Border closures within the EU introduced by member states to stem the spread of COVID-19 and EU-wide restrictions on travel into the bloc imperil medical supplies, say operators in the medical industry.
A ‘green lanes’ policy introduced this week by the European Commission to allow for goods to continue to flow seamlessly within the single market is only gradually being rolled out. Guidelines issued by the EU executive earlier this week were only endorsed on Wednesday by member states.
It will take time to see these rolled out. EU capitals cannot be forced to open their borders against their will, given obvious public health reasons. If some member states prove to be hard-line, the Commission can only prosecute them if their measures are deemed disproportionate. But initiating procedures against capitals in such a way takes time.
A new ‘EU Executive Steering Group on shortages of medicines caused by major events’ coordinated by the European Commission met for the first time on Wednesday too. Its aim is to address potential supply problems for medical products.
“We would like to highlight the challenge regarding restrictions on the movement of truck drivers from Italy (requirement to quarantine) which slows down the shipment of goods out of the country and notably Active Pharmaceutical Ingredients to our medicine factories,” writes Medicines for Europe’s director-general Adrian van den Hoven. The group represents generic, biosimilar and value-added medicines producers.
EFPIA, the leading pharmaceutical industry association in Brussels, echoes those views. In a note released on Wednesday, the association said it wants “transport workers, to circulate across borders as needed”.
“As the outbreak spreads, more truck drivers of different nationalities could be subject to quarantine measures such as Spanish drivers – which will mean that eventually we could run out of drivers allowed to cross borders,” warned Medicines for Europe.
On Wednesday (18 March 2020) member states agreed to look into lifting work and travel restrictions for professionals working in the transport sector.
But Medicines for Europe want more: “Technicians needed to repair machinery in our  factories should receive a dispensation to cross internal EU borders. As our factories are running at full capacity, the maintenance of critical production equipment becomes ever more critical.”
“There are some restrictions on the movement of cross border workers – Slovakia to Hungary – which is affecting our production,” reports Medicines for Europe.
New choke points with air freight and road border restrictions with non-EU countries
While the situation within the EU is being handled by the European Commission as it attempts to keep borders sufficiently open to secure critical supplies, some restrictions on trade of critical medical equipment are of the executive body’s own making.

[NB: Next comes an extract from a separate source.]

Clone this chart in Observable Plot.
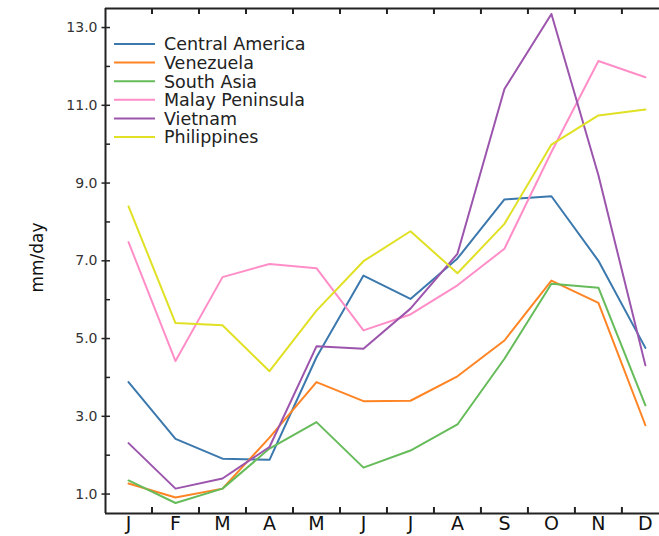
<!DOCTYPE html>
<html>
<head>
<meta charset="utf-8">
<script src="https://cdn.jsdelivr.net/npm/d3@7"></script>
<script src="https://cdn.jsdelivr.net/npm/@observablehq/plot@0.6"></script>
<style>
  html, body { margin: 0; padding: 0; background: #fff; }
  #chart { width: 659px; height: 536px; }
</style>
</head>
<body>
<div id="chart"></div>
<script>
// ---- data ----
const months = ["J","F","M","A","M","J","J","A","S","O","N","D"];
const seriesNames = ["Central America","Venezuela","South Asia","Malay Peninsula","Vietnam","Philippines"];
const seriesColors = ["#3b78ad","#ff8424","#66bb5a","#ff8ec8","#9c55ad","#e0e024"];
const centralAmerica = [3.88, 2.42, 1.91, 1.88, 4.52, 6.62, 6.02, 7.06, 8.58, 8.66, 7.00, 4.76];
const venezuela      = [1.27, 0.91, 1.14, 2.45, 3.88, 3.39, 3.40, 4.03, 4.95, 6.49, 5.92, 2.77];
const southAsia      = [1.35, 0.77, 1.14, 2.17, 2.85, 1.68, 2.12, 2.79, 4.48, 6.41, 6.31, 3.28];
const malayPeninsula = [7.48, 4.42, 6.58, 6.92, 6.81, 5.21, 5.62, 6.37, 7.31, 9.80, 12.14, 11.72];
const vietnam        = [2.31, 1.14, 1.40, 2.21, 4.80, 4.74, 5.77, 7.18, 11.42, 13.35, 9.20, 4.31];
const philippines    = [8.40, 5.40, 5.34, 4.16, 5.72, 6.99, 7.76, 6.68, 7.95, 9.99, 10.74, 10.89];
const yTickLabels = [1, 3, 5, 7, 9, 11, 13];
const yMinorTicks = [2, 4, 6, 8, 10, 12];

const allSeries = [centralAmerica, venezuela, southAsia, malayPeninsula, vietnam, philippines];
const table = allSeries.flatMap((vals, s) => vals.map((v, i) => ({name: seriesNames[s], i, v})));

// ---- layout ----
const W = 659, H = 536, mL = 105, mR = 0, mT = 8, mB = 23;
const xDom = [-0.49, 11.3], yDom = [0.5, 13.49];
const pxX = (W - mL - mR) / (xDom[1] - xDom[0]);
const pxY = (H - mT - mB) / (yDom[1] - yDom[0]);
const mids = d3.range(11).map(i => i + 0.5);
const ink = "#222";

const chart = Plot.plot({
  width: W, height: H,
  marginLeft: mL, marginRight: mR, marginTop: mT, marginBottom: mB,
  style: {fontFamily: "DejaVu Sans", background: "#fff", color: ink, overflow: "visible"},
  x: {type: "linear", domain: xDom},
  y: {type: "linear", domain: yDom},
  color: {domain: seriesNames, range: seriesColors},
  marks: [
    Plot.lineY(table, {x: "i", y: "v", z: "name", stroke: "name", strokeWidth: 2}),
    // frame lines
    Plot.ruleX([xDom[0]], {stroke: ink, strokeWidth: 2}),
    Plot.ruleY([yDom[0], yDom[1]], {stroke: ink, strokeWidth: 2}),
    // y ticks
    Plot.ruleY(yMinorTicks, {x1: xDom[0], x2: xDom[0] + 5 / pxX, stroke: ink, strokeWidth: 1.5}),
    Plot.ruleY(yTickLabels, {x1: xDom[0] - 3.5 / pxX, x2: xDom[0] + 5 / pxX, stroke: ink, strokeWidth: 1.5}),
    // x ticks (between months, inward)
    Plot.ruleX(mids, {y1: yDom[1], y2: yDom[1] - 6 / pxY, stroke: ink, strokeWidth: 2}),
    Plot.ruleX(mids, {y1: yDom[0], y2: yDom[0] + 6 / pxY, stroke: ink, strokeWidth: 2}),
    Plot.axisX(d3.range(12), {tickFormat: i => months[i], tickSize: 0, tickPadding: 3, fontSize: 19, label: null, fill: "#111"}),
    Plot.axisY(yTickLabels, {tickFormat: d => d.toFixed(1), tickSize: 0, tickPadding: 8, fontSize: 14, label: null, fill: "#333"}),
    Plot.text(["mm/day"], {frameAnchor: "left", dx: -63, dy: -3.5, rotate: -90, fontSize: 17, lineAnchor: "bottom", textAnchor: "middle", fill: "#111"})
  ]
});

// legend inside the plot area
const svg = d3.select(chart);
const lg = svg.append("g").attr("class", "legend").attr("text-anchor", "start");
seriesNames.forEach((name, k) => {
  const y = 44 + k * 18.6;
  lg.append("line").attr("x1", 114).attr("x2", 155).attr("y1", y).attr("y2", y)
    .attr("stroke", seriesColors[k]).attr("stroke-width", 2);
  lg.append("text").attr("x", 164).attr("y", y + 6.3).text(name)
    .attr("text-anchor", "start")
    .attr("font-size", 17.5).attr("fill", ink).attr("font-family", "DejaVu Sans");
});

document.getElementById("chart").appendChild(chart);
</script>
</body>
</html>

This is the case of a travel ban – for ‘non essential’ travel – to the EU introduced this week.
“There is a growing challenge with air freight into the EU which is important for the supply of materials for our production,” explains Medicines for Europe.
EFPIA calls for the “preservation of the free circulation of all goods. In particular, guaranteeing the supply chain of essential products such as medicines, medical equipment, essential and perishable food products and livestock”.
“We request green lanes at external border points [with direct EU neighbours, Russia, Eurasian Union] to fast track movement of critical products like medicines and healthcare related products,” writes Medicines for Europe.
“There must be coordination with the major pharmaceutical volume producing regions”. The paper cites China for chemicals, India, the UK, Switzerland, the US, Canada, Ukraine and Turkey for medicines and other manufactured products”.